Now, it turns out that her boyfriend, William Aitken, had aspirations of becoming a model, and his “before” photo shows he might have succeeded.  No more.  Slater ripped several long slices across his cheeks and nose.  She also severed an artery resulting in excessive blood loss and the permanent loss of motor nerve control in part of Aitken’s face.

Mr Aitken lost his business and his modelling career because of the injuries he suffered, the court was told.

All of that turns out to be of no great importance to the Newcastle Crown Court that gave Slater the proverbial tap on the wrist.

Today judges sentenced Slater, 21, to 51 weeks in prison suspended for two years, a two-year supervision order and 120 hours of community service.

That’s for hideously disfiguring Aitken’s face and unquestionably ending any chance he ever had of being a model.  What message does that non-custodial sentence send Slater and every other woman in the country?  The message is clear; domestic violence by a woman against a man may be committed with no serious consequences.  In line with 40 years of indoctrination by the domestic violence establishment, women’s violence against men is no big deal; we don’t take it seriously, so neither should the women.

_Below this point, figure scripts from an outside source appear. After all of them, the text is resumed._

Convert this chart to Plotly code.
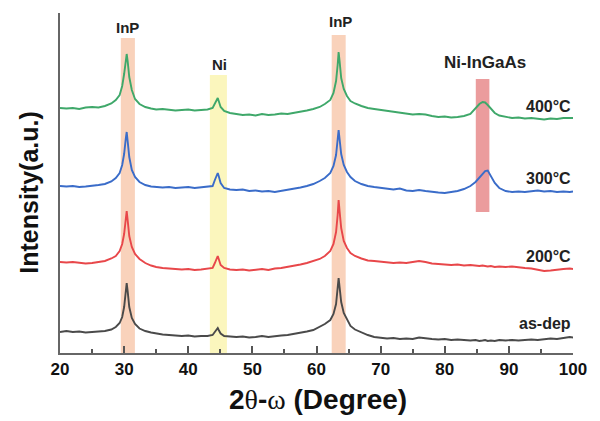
import plotly.graph_objects as go

# 2theta grid (degrees)
two_theta = [20, 21, 22, 23, 24, 25, 26, 27, 28, 28.7, 29.3, 29.7, 30.0, 30.25, 30.4, 30.55, 30.8, 31.2, 31.7, 32.4,
             33.3, 34.2, 35, 36, 37, 38, 39, 40, 41, 42, 43, 43.8, 44.15, 44.45, 44.6, 44.75, 45.05, 45.6, 46.5, 47.5,
             48.5, 49.5, 50.5, 51.5, 52.5, 53.5, 54.5, 55.5, 56.5, 57.5, 58.5, 59.5, 60.5, 61.3, 62.15, 62.65, 63.05, 63.3,
             63.45, 63.6, 63.85, 64.25, 64.75, 65.3, 66, 67, 68, 69, 70, 71, 72, 73, 74, 75, 76, 77, 78, 79, 80, 81, 82,
             83, 84, 84.8, 85.4, 85.9, 86.3, 86.7, 87.2, 87.8, 88.5, 89.5, 90.5, 91.5, 92.5, 93.5, 94.5, 95.5, 96.5,
             97.5, 98.5, 99.5, 100]

# intensities (a.u., offset stacked)
i_asdep = [21, 22, 21, 21.5, 20.5, 21, 21.5, 22, 23.5, 26, 30, 36, 46, 62, 70, 62, 46, 35, 29, 24.5,
           22, 20.5, 19.5, 18.5, 18, 17.5, 17, 17.5, 16.5, 17, 17, 18, 21, 24.5, 25, 23, 19.5, 17, 16.5, 16,
           16.5, 15.5, 16, 17, 16, 17, 17.5, 18, 19, 20, 21.5, 23, 26, 29, 33, 39, 49, 63,
           75, 66, 51, 40, 33, 27, 23.5, 20.5, 18, 16, 15, 14.5, 15, 14, 14.5, 14, 15.5, 14.5, 14, 13.5, 14, 13, 13.5,
           13, 12.5, 13, 12, 12.5, 13, 12, 12.5, 12, 13, 12.5, 13, 12.5, 13, 13.5, 13, 14, 14.5,
           14, 15, 16, 15.5]
i_200 = [91, 90.5, 91, 90, 89.5, 90, 91, 92, 94.5, 97, 102, 109, 119, 134, 142, 133, 117, 106, 99, 94,
         90, 87.5, 86, 85, 84.5, 84, 83.5, 84, 83, 83.5, 84, 85, 90, 96, 97, 94, 88, 85, 83.5, 83,
         83.5, 82.5, 83, 84, 83, 84.5, 85, 86, 87, 88.5, 90, 92, 94, 97, 102, 109, 121, 138,
         153, 142, 125, 112, 105, 100, 97, 94.5, 92.5, 92, 91.5, 91, 90, 90.5, 90, 91, 92, 91, 89.5, 89, 88.5, 88, 88.5,
         87.5, 88, 87.5, 87, 87.5, 87, 86.5, 87, 86, 86.5, 86, 86.5, 85.5, 85, 84.5, 83.5, 82, 82.5,
         83.5, 84, 84.5, 84]
i_300 = [167, 166.5, 167, 166, 166.5, 167, 168, 169, 171.5, 175, 180, 188, 199, 214, 221, 212, 196, 183, 176, 171,
         168, 166.5, 166, 165.5, 166, 165, 165.5, 166, 165, 165.5, 166, 167, 173, 179, 180, 177, 170, 165, 163.5, 163,
         163.5, 162, 162.5, 161.5, 162, 161, 162, 163, 164, 165.5, 167, 169, 172, 175, 180, 187, 198, 212,
         223, 214, 199, 188, 181, 176, 172, 169, 167, 166, 165, 164.5, 163.5, 164.5, 162.5, 162, 163, 162, 161, 160.5, 160, 161, 162,
         164, 167, 171, 175, 179, 182, 182.5, 177, 170, 165, 162, 161, 161.5, 161, 162, 162.5, 161.5, 162,
         161, 161.5, 161, 161.5]
i_400 = [245, 244.5, 245, 244, 245.5, 246, 245.5, 247, 249.5, 253, 258, 267, 279, 294, 299, 292, 276, 263, 254, 249,
         246, 244.5, 243.5, 244, 243, 242.5, 243, 243.5, 242.5, 243, 243.5, 245, 250, 254.5, 255, 252, 246, 242, 240, 239,
         238, 238.5, 237.5, 239, 238, 238.5, 239.5, 239, 240, 241, 242.5, 244, 246, 249, 253, 260, 272, 288,
         301, 292, 275, 264, 257, 252, 249.5, 247, 245, 244, 243, 242, 241, 240.5, 239.5, 238.5, 239, 238.5, 237, 236, 236.5, 235.5, 236,
         237, 239, 245, 249, 251, 250.5, 248, 244, 240, 237.5, 236, 235, 235.5, 234.5, 235, 234, 233.5, 234.5,
         234, 235, 235.5, 235]

series_names = ["as-dep", "200°C", "300°C", "400°C"]
series_values = [i_asdep, i_200, i_300, i_400]
series_colors = ["#4a4a4a", "#e8474a", "#3a6cc9", "#3fa86a"]
series_label_y = [30, 97, 175, 247]

# phase bands
band_labels = ["InP", "Ni", "InP", "Ni-InGaAs"]
band_label_size = [15, 15, 15, 17]
band_centers = [30.58, 44.7, 63.46, 85.9]
band_half = [1.1, 1.33, 1.09, 1.06]
band_bottom = [0, 0, 0, 141]
band_top = [315, 278, 318, 274]
band_colors = ["#f9d2bb", "#fbf6bd", "#eb9c9d"]
band_color_idx = [0, 1, 0, 2]
band_label_y = [326, 289, 332, 291]
band_label_x = [30.6, 44.9, 63.7, 86.3]

FONT = "Liberation Sans"

fig = go.Figure()

shapes = []
for c, h, b, t, ci in zip(band_centers, band_half, band_bottom, band_top, band_color_idx):
    shapes.append(dict(type="rect", xref="x", yref="y", x0=c - h, x1=c + h, y0=b, y1=t,
                       fillcolor=band_colors[ci], line=dict(width=0), layer="below"))

for name, vals, col in zip(series_names, series_values, series_colors):
    fig.add_trace(go.Scatter(x=two_theta, y=vals, mode="lines", name=name,
                             line=dict(color=col, width=1.9), showlegend=False))

ann = []
for lab, x, y, s in zip(band_labels, band_label_x, band_label_y, band_label_size):
    ann.append(dict(x=x, y=y, xref="x", yref="y", text=lab, showarrow=False,
                    font=dict(family=FONT, size=s, color="#222", weight="bold")))
for name, y in zip(series_names, series_label_y):
    ann.append(dict(x=100, y=y, xref="x", yref="y", text=name, showarrow=False, xanchor="right",
                    yanchor="middle",
                    font=dict(family=FONT, size=16, color="#222", weight="bold")))
ann.append(dict(x=-0.062, y=0.472, xref="paper", yref="paper", text="Intensity(a.u.)", textangle=-90,
                showarrow=False, xanchor="center", yanchor="middle",
                font=dict(family=FONT, size=25, color="#111", weight="bold")))
ann.append(dict(x=0.503, y=-0.138, xref="paper", yref="paper",
                text="2<span style='font-family:Liberation Serif;font-weight:normal'>θ</span>-"
                     "<span style='font-family:Liberation Serif;font-weight:normal'>ω</span> (Degree)",
                showarrow=False, xanchor="center", yanchor="middle",
                font=dict(family=FONT, size=28, color="#111", weight="bold")))

fig.update_layout(
    width=600, height=421,
    margin=dict(l=52, r=35, t=5, b=76),
    paper_bgcolor="white", plot_bgcolor="white",
    shapes=shapes, annotations=ann,
    xaxis=dict(range=[20, 100], tickvals=[20, 30, 40, 50, 60, 70, 80, 90, 100],
               ticks="inside", ticklen=7, tickwidth=1.5, tickcolor="#555",
               minor=dict(tickvals=[25, 35, 45, 55, 65, 75, 85, 95], ticks="inside", ticklen=4,
                          tickwidth=1.5, tickcolor="#555"),
               showline=True, linecolor="#666", linewidth=1.5, showgrid=False, zeroline=False,
               tickfont=dict(family=FONT, size=17, color="#111", weight="bold")),
    yaxis=dict(range=[0, 340], showline=True, linecolor="#666", linewidth=1.5, showgrid=False,
               zeroline=False, showticklabels=False, ticks=""),
)

fig.write_html("out.html")
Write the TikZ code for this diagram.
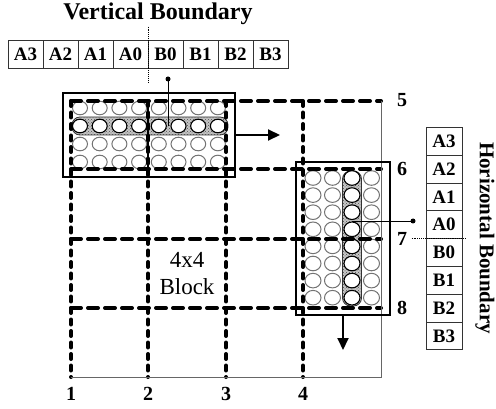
\documentclass[tikz,border=0pt]{standalone}
\usepackage{fontspec}
\setmainfont{Liberation Serif}
\usetikzlibrary{positioning, arrows.meta, calc, patterns}

\begin{document}
\begin{tikzpicture}[x=1pt, y=-1pt,
  every node/.style={font=\bfseries\fontsize{19}{19}\selectfont, inner sep=0pt},
  hdash/.style={line width=4pt, line cap=round, dash pattern=on 10pt off 7pt},
  vdash/.style={line width=4pt, line cap=round, dash pattern=on 5pt off 6.5pt},
  edge/.style={gray!80!black, line width=0.8pt},
  bound/.style={densely dotted, line width=0.9pt},
  cell/.style={draw=black!80, line width=0.7pt, minimum width=35pt, minimum height=28pt},
  bubble/.style={draw=black!55, line width=1pt, fill=white},
  hibubble/.style={draw=black, line width=1.1pt, fill=white},
  hilite/.style={draw=black!80, preaction={fill=gray!45}, pattern=crosshatch dots, pattern color=black!70, rounded corners=8pt, line width=0.8pt},
  frame/.style={draw, line width=2.4pt},
  push/.style={-{Triangle[length=12pt, width=11pt]}, line width=2pt},
  pin/.style={line width=0.6pt}]
\useasboundingbox (0,0) rectangle (496,409);
% Vertical boundary register
\node[font=\bfseries\fontsize{24}{24}\selectfont] (vtitle) at (158,14) {Vertical Boundary};
\foreach \lbl [count=\i] in {A3,A2,A1,A0,B0,B1,B2,B3} {
  \node[cell] (v\i) at ({8+35*(\i-0.5)},54) {\lbl};
}
\draw[bound] ($(v4.north east)+(0,-13)$) -- ($(v4.south east)+(0,14)$);
% Horizontal boundary register
\foreach \lbl [count=\i] in {A3,A2,A1,A0,B0,B1,B2,B3} {
  \node[cell, minimum width=36pt, minimum height=27.8pt] (h\i) at (444,{127.4+27.8*(\i-0.5)}) {\lbl};
}
\draw[bound] ($(h4.south west)+(-14,0)$) -- ($(h4.south east)+(4,0)$);
\node[rotate=-90, font=\bfseries\fontsize{21}{21}\selectfont] (htitle) at (485,238) {Horizontal Boundary};
% Highlighted row and column
\node[hilite, minimum width=156pt, minimum height=18pt] (rowhl) at (150,126) {};
\node[hilite, minimum width=19pt, minimum height=135pt] (colhl) at (352,238.5) {};
% Pixels of the horizontal edge (4 rows x 8 columns)
\foreach \c in {0,...,7} {
  \foreach \r in {0,2,3} {
    \draw[bubble] ({80+19.7*\c},{108+18*\r}) ellipse (7.5pt and 6.8pt);
  }
  \draw[hibubble] ({80+19.7*\c},126) ellipse (7.5pt and 6.8pt);
}
% Pixels of the vertical edge (8 rows x 4 columns)
\foreach \r in {0,...,7} {
  \foreach \c in {0,1,3} {
    \draw[bubble] ({313+19.5*\c},{178+17.1*\r}) ellipse (8pt and 7.3pt);
  }
  \draw[hibubble] (352,{178+17.1*\r}) ellipse (8pt and 7.3pt);
}
% 4x4 block grid
\foreach \x in {71,148,226,303} {
  \draw[vdash] (\x,101) -- (\x,377);
}
\foreach \y in {101,169,239,308} {
  \draw[hdash] (71,\y) -- (381,\y);
}
\draw[edge] (381,101) -- (381,377) -- (71,377);
\draw[line width=2pt] (148,101) -- (148,169);
\foreach \x [count=\i] in {71,148,226,303} {
  \node[font=\bfseries\fontsize{20}{20}\selectfont] (n\i) at (\x,394) {\i};
}
\foreach \y [count=\i from 5] in {100,169,239,308} {
  \node[font=\bfseries\fontsize{20}{20}\selectfont] (n\i) at (402,\y) {\i};
}
\node[font=\fontsize{23}{27}\selectfont, align=center] (blk) at (187,274) {4x4\\Block};
% Filter windows
\node[frame, minimum width=172pt, minimum height=84pt] (rowbox) at (149,135) {};
\node[frame, minimum width=94pt, minimum height=153pt] (colbox) at (343,238.5) {};
% Pins to the registers
\coordinate (vpin) at (168,79);
\fill (vpin) circle (2.5pt);
\draw[pin] (vpin) -- (vpin |- rowhl.center);
\coordinate (hpin) at (413,221);
\fill (hpin) circle (2.5pt);
\draw[pin] (hpin) -- (hpin -| colhl.center);
% Moving directions
\coordinate (rowto) at (280,135);
\draw[push] (rowbox.east) -- (rowto);
\coordinate (colto) at (343,350);
\draw[push] (colbox.south) -- (colto);
\end{tikzpicture}
\end{document}
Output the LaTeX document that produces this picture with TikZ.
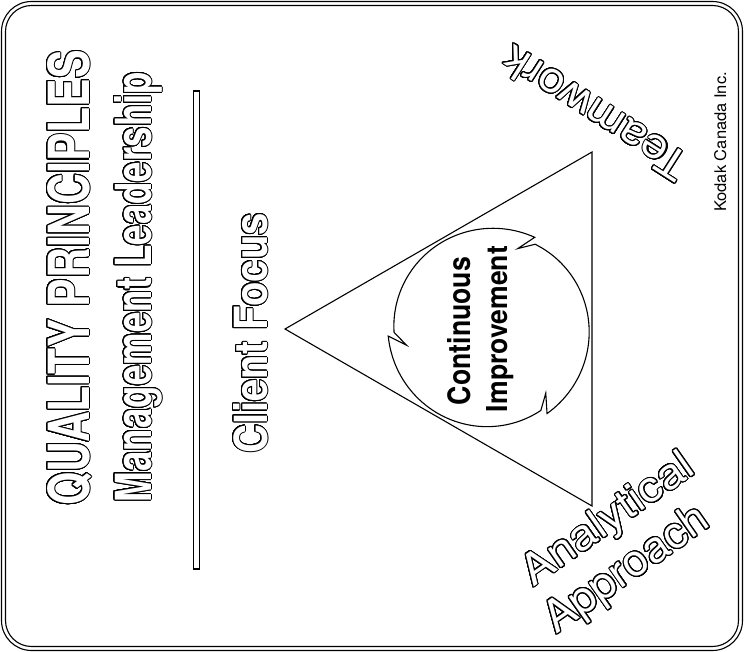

Sun Blows Chance to Educate Public About Female-on-Male Violence

That’s the message from the court, but there’s another from the article – Slater’s crime isn’t DV at all.  Nowhere in the article is there any reference to domestic violence, domestic abuse, domestic battery, intimate partner abuse, or any other term that might inform the reading public that women’s violence against their partners is very real, very dangerous and hurtful.  Given the clear opportunity to inform the public about the prevalence of female violence against males, the Sun declined.

We see this almost invariably in press coverage of violence by women against their intimate partners.  That violence isn’t part of the DV establishment’s narrative of domestic violence, and the mainstream media fall right into line.  Women murder their children and partners with no mention by the press that what they do is domestic violence.

As long as that continues, we’ll never have effective DV laws or policies.  As long as we ignore half the domestic violence in our society, we can at best eradicate the other half.  But in fact, we can’t come close to doing even that.  That’s because a large percentage of the DV done by men to women was actually started by women.  Men’s retaliation against women who initiate violence hurts many women each year, so, if we taught women to refrain from hitting first, many women as well as men would be saved from injury.  But nowhere do we see or hear that message – nowhere.  The only logical conclusion is that we prefer our narrative of female innocence and male brutality to actually protecting women from male violence.  If that doesn’t suggest to you the dysfunctional nature of the DV movement, nothing will.

And of course, as long as courts and the press continue to pretend that women don’t commit domestic violence, we’ll see no improvement in children’s access to their loving fathers post-divorce.